DEBATE OVER the District's attempt to revoke the license of Club U, a nightspot in the heart of the U Street corridor, has taken an ugly turn. City lawyers had asked the Alcoholic Beverage Control Board to revoke the club's license because of what they charge has been a "persistent pattern" of violence and unruly behavior in the neighborhood. But club supporters, including two former advisory neighborhood commissioners, contend that race is a factor in the push to close down Club U, an African American-owned business that caters mostly to blacks.
Former advisory neighborhood commissioners Lawrence Guyot and Sinclair Skinner say that black owners -- and establishments with largely black clientele -- are being targeted for eviction because the U Street neighborhood is undergoing an economic revival, with trendy new dining and entertainment offerings and luxury apartments. The charge has been denied by council member Jim Graham (D-Ward 1), who represents the area. But the issue is clouding the resolution of Club U's fate and the larger question of safety.
The Club U question ought to be easy to resolve. Since the ABC board suspended the club's license after a stabbing incident in February, club owners have presented a security plan to protect patrons, property and the building in which the club is located, which happens to be the D.C. government-owned Reeves Municipal Center. The plan raises the age for admission to 25 and older, imposes a dress code, seeks the hiring of 10 D.C. police officers for reimbursable detail to complement its own roving security staff, and upgrades communications equipment and security screening devices. The ABC board can judge for itself whether the corrective action plan warrants reinstatement of Club U's lease agreement with the D.C. government for the 18 months remaining before it expire. But the board ought to stay within its mandate and scrupulously avoid becoming an agent for development interests.
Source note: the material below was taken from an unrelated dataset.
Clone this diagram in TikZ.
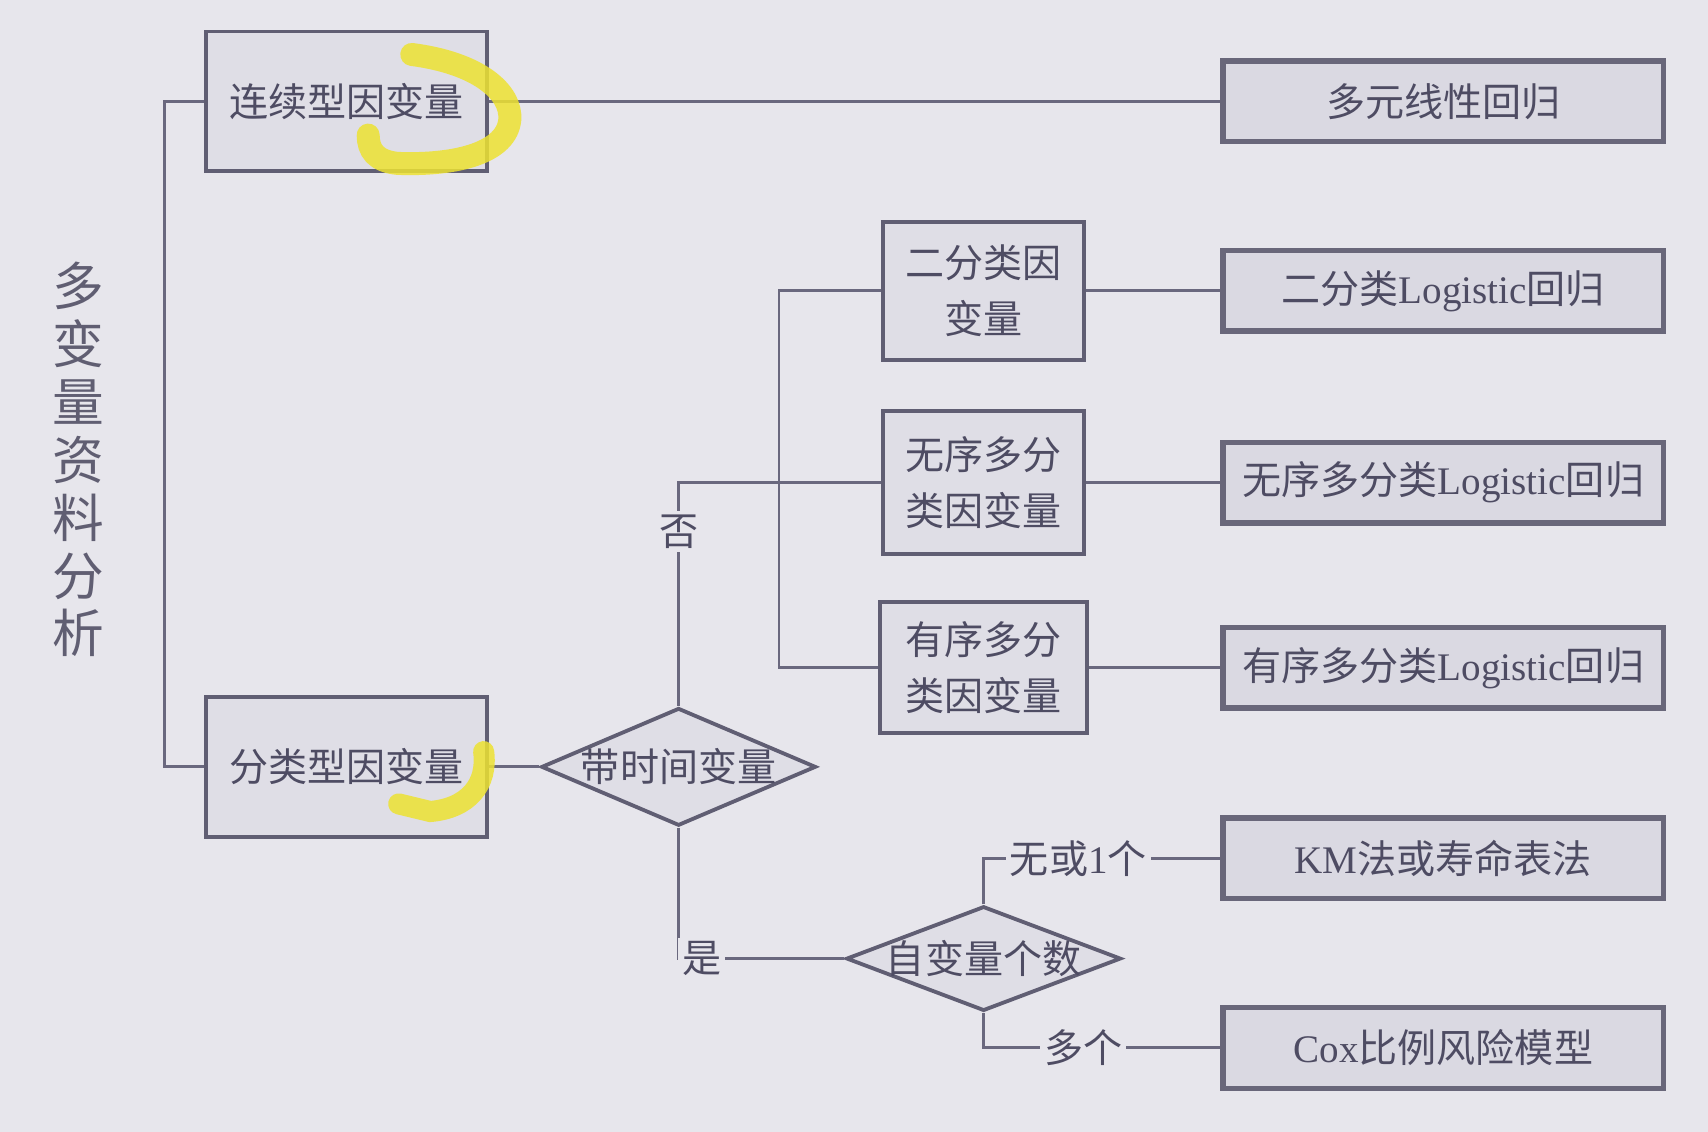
\documentclass[tikz,border=0pt]{standalone}
\usepackage{fontspec}
\setmainfont{Liberation Serif}
\newfontfamily\cjk{Noto Sans CJK SC}
\usetikzlibrary{shapes.geometric}
\definecolor{bgcol}{HTML}{E7E6EC}
\definecolor{ink}{HTML}{4E4C63}
\definecolor{linecol}{HTML}{6A687E}
\definecolor{boxfill}{HTML}{DFDEE6}
\definecolor{rboxfill}{HTML}{DAD9E2}
\definecolor{hilite}{HTML}{EDE232}
\newcommand{\rmtxt}[1]{\textrm{#1}}
\begin{document}
\begin{tikzpicture}[
		x=0.01cm, y=-0.01cm,
		font=\cjk\fontsize{10.2}{14.8}\selectfont,
		text=ink
	]
	\tikzset{
		mybox/.style = {rectangle, draw=ink!90, line width=1pt, fill=boxfill, align=center, inner sep=0pt},
		mybigbox/.style = {mybox, minimum width=2.58cm, minimum height=1.28cm},
		mymidbox/.style = {mybox, minimum width=1.84cm, minimum height=1.27cm},
		myresult/.style = {mybox, draw=ink!85, line width=1.4pt, fill=rboxfill, minimum width=4.04cm, minimum height=0.74cm},
		mydecision/.style = {diamond, draw=ink!90, line width=1pt, fill=boxfill, inner sep=0pt, minimum width=2.52cm},
		link/.style = {draw=linecol, line width=0.75pt},
		linklabel/.style = {fill=bgcol, inner sep=1pt},
		hlmark/.style = {draw=hilite, line cap=round, opacity=0.85},
	}
	% background
	\fill[bgcol] (0,0) rectangle (1568,1039);
	\useasboundingbox (0,0) rectangle (1568,1039);
	% title
	\node[align=center, text=ink!90, font=\cjk\fontsize{13.5}{15.1}\selectfont] (title) at (72,422) {多\\变\\量\\资\\料\\分\\析};
	% dependent variable types
	\node[mybigbox] (cont) at (318,93) {连续型因变量};
	\node[mybigbox] (cat) at (318,704) {分类型因变量};
	%
	\node[mymidbox] (bin) at (903,267) {二分类因\\变量};
	\node[mymidbox, minimum height=1.31cm] (unord) at (903,443) {无序多分\\类因变量};
	\node[mymidbox, minimum width=1.90cm, minimum height=1.20cm] (ord) at (903,613) {有序多分\\类因变量};
	%
	\node[mydecision, minimum height=1.08cm, label={center:带时间变量}] (timevar) at (623,704) {};
	\node[mydecision, minimum height=0.96cm, label={center:自变量个数}] (nvar) at (903,880) {};
	% methods
	\node[myresult] (mlr) at (1325,93) {多元线性回归};
	\node[myresult] (binr) at (1325,267) {二分类\rmtxt{Logistic}回归};
	\node[myresult] (unordr) at (1325,443) {无序多分类\rmtxt{Logistic}回归};
	\node[myresult] (ordr) at (1325,613) {有序多分类\rmtxt{Logistic}回归};
	\node[myresult] (km) at (1325,788) {\rmtxt{KM}法或寿命表法};
	\node[myresult] (cox) at (1325,962) {\rmtxt{Cox}比例风险模型};
	%
	\draw[link] (cont.west) -- ++(-36,0) |- (cat.west);
	\draw[link] (cont) -- (mlr);
	\draw[link] (cat) -- (timevar);
	%
	\draw[link] (timevar.north) |- node[linklabel, pos=0.39] {否} (unord.west);
	\draw[link] (bin.west) -- ++(-94,0) |- (ord.west);
	\draw[link] (bin) -- (binr);
	\draw[link] (unord) -- (unordr);
	\draw[link] (ord) -- (ordr);
	%
	\draw[link] (timevar.south) |- node[linklabel, pos=0.57] {是} (nvar.west);
	\draw[link] (nvar.north) |- node[linklabel, pos=0.70] {无或\rmtxt{1}个} (km.west);
	\draw[link] (nvar.south) |- node[linklabel, pos=0.71] {多个} (cox.west);
	% highlighter marks
	\draw[hlmark, line width=6pt] (378,50) .. controls (440,58) and (470,85) .. (468,110)
		.. controls (465,140) and (420,152) .. (365,150)
		.. controls (345,148) and (338,138) .. (338,124);
	\draw[hlmark, line width=5.5pt] (444,690) .. controls (448,720) and (430,742) .. (395,745) -- (366,738);
\end{tikzpicture}
\end{document}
The larger question is how the city will extend police protection to an area that once again has become a draw for late-night entertainment. The charge by David Wilmot, an attorney for the club's owners, that D.C. police have only four police cruisers -- and no foot patrols -- to cover an area stretching from Eighth and U Streets NW to Connecticut Avenue NW, if true, is stunning. Eight years ago the U Street corridor had about eight liquor-licensed establishments; today there are 32. The city ought to take a close look at the U Street corridor situation the same way it did in the case of the F Street entertainment area -- and then, in consultation with all of the stakeholders, produce a safety and security plan for the area. Closing a dangerous bar makes sense, if warranted by the ABC board. But addressing blatant security weaknesses in late-night entertainment areas -- including issues with troubling racial overtones -- is a responsibility for the mayor and civic community.